The central image is a cloud of unknowing that separates the soul from God — not a cloud of absence but one of incomprehensibility. No matter how much the intellect strives, God remains above and beyond its grasp. The author's instruction is radical: forget everything you know, let it sink into a "cloud of forgetting" beneath you, and direct a "naked intent" — a simple, undivided act of love — toward the cloud above. This is not meditation in the sense of dwelling on ideas about God, but a letting go of all ideas in favor of a direct, wordless orientation.
The author is practical and occasionally dry-witted. He warns his reader about the kinds of people who are not ready for this practice, describes the errors beginners make (straining physically, expecting visions, confusing the spiritual with the bodily), and is blunt about the difficulties. He distinguishes between active life, mixed life, and contemplative life, arguing that not everyone is called to what he describes — and that attempting it without proper disposition and guidance is dangerous. He also wrote a companion piece, The Book of Privy Counselling, which extends the teaching for more advanced practitioners.
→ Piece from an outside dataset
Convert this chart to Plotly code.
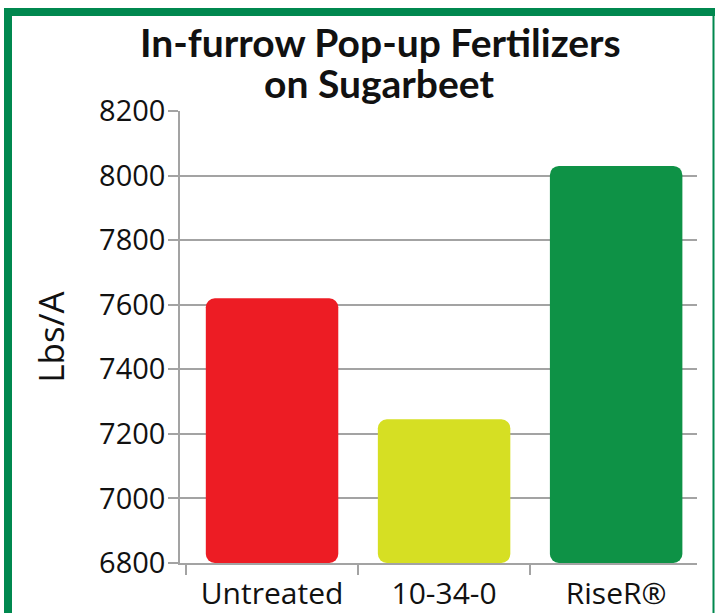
import plotly.graph_objects as go

# ---- data ----
categories = ["Untreated", "10-34-0", "RiseR®"]
yields_lbs_per_acre = [7620, 7245, 8030]
bar_colors = ["#ED1C24", "#D6DF23", "#0E9246"]
y_tick_values = [6800, 7000, 7200, 7400, 7600, 7800, 8000, 8200]
y_floor = 6800
title_line1 = "In-furrow Pop-up Fertilizers"
title_line2 = "on Sugarbeet"
y_title = "Lbs/A"

# ---- layout geometry (pixels) ----
W, H = 715, 613
ML, MR, MT, MB = 180, 18, 111, 50
PW, PH = W - ML - MR, H - MT - MB


def px_x(px):
    return (px - ML) / PW


def px_y(py):
    return 1 - (py - MT) / PH


GRID = "#A3A3A3"
BORDER = "#00884F"
TEXT = "#111111"

fig = go.Figure(
    go.Bar(
        x=categories,
        y=[v - y_floor for v in yields_lbs_per_acre],
        base=y_floor,
        marker=dict(color=bar_colors, line=dict(width=0), cornerradius=9),
        width=0.77,
        hoverinfo="skip",
    )
)

fig.update_layout(
    width=W,
    height=H,
    margin=dict(l=ML, r=MR, t=MT, b=MB, autoexpand=False),
    paper_bgcolor="white",
    plot_bgcolor="white",
    showlegend=False,
    font=dict(family="Open Sans", color=TEXT),
    xaxis=dict(
        type="category",
        range=[-0.535, 2.47],
        tickson="boundaries",
        ticks="outside",
        ticklen=10,
        tickcolor=GRID,
        tickwidth=1.5,
        showline=True,
        linecolor=GRID,
        linewidth=1.5,
        showgrid=False,
        ticklabelstandoff=3,
        tickfont=dict(size=30, family="Open Sans", color=TEXT),
        automargin=False,
    ),
    yaxis=dict(
        range=[6800, 8200],
        tickvals=y_tick_values,
        ticks="outside",
        ticklen=10,
        tickcolor=GRID,
        tickwidth=1.5,
        showline=True,
        linecolor=GRID,
        linewidth=1.5,
        showgrid=True,
        gridcolor=GRID,
        gridwidth=1.5,
        zeroline=False,
        ticklabelstandoff=-3,
        tickfont=dict(size=29, family="Open Sans", color=TEXT),
        title=dict(text=y_title, font=dict(size=35, family="Open Sans", color=TEXT), standoff=24),
        automargin=False,
    ),
    annotations=[
        dict(text=f"<b>{title_line1}</b>", x=px_x(380), y=px_y(42), xref="paper", yref="paper",
             xanchor="center", yanchor="middle", showarrow=False,
             font=dict(size=39, family="Lato", color=TEXT)),
        dict(text=f"<b>{title_line2}</b>", x=px_x(379), y=px_y(83), xref="paper", yref="paper",
             xanchor="center", yanchor="middle", showarrow=False,
             font=dict(size=39, family="Lato", color=TEXT)),
    ],
    shapes=[
        # green frame: left, top, right
        dict(type="line", xref="paper", yref="paper", x0=px_x(8), x1=px_x(8), y0=px_y(8), y1=px_y(640),
             line=dict(color=BORDER, width=8)),
        dict(type="line", xref="paper", yref="paper", x0=px_x(4), x1=px_x(740), y0=px_y(12), y1=px_y(12),
             line=dict(color=BORDER, width=8)),
        dict(type="line", xref="paper", yref="paper", x0=px_x(713.5), x1=px_x(713.5), y0=px_y(12), y1=px_y(640),
             line=dict(color=BORDER, width=2)),
    ],
)

fig.write_html(
    "out.html",
    config={"displayModeBar": False},
    post_script="document.body.style.margin='0px';",
)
The Cloud stands in the tradition of Pseudo-Dionysius and draws on a long Christian apophatic lineage, but its English vernacular directness makes it accessible in a way that the Greek and Latin sources are not. It has influenced subsequent mystical theology from John of the Cross to Thomas Merton, and has been read in the twentieth century both by practicing contemplatives and by philosophers interested in the limits of language and concept in religious experience. The translation matters significantly; the William Johnston and Clifton Wolters translations are both well-regarded.
The big ideas
- 1.
God cannot be known by the intellect. The cloud of unknowing separates the soul from God, and no amount of thinking or reasoning can penetrate it.
- 2.
The only approach to God is through love — a naked, wordless intent directed toward what cannot be grasped conceptually.
- 3.
Everything the intellect produces — thoughts, images, concepts, even good thoughts about God — must be pressed down into the 'cloud of forgetting' beneath the practitioner.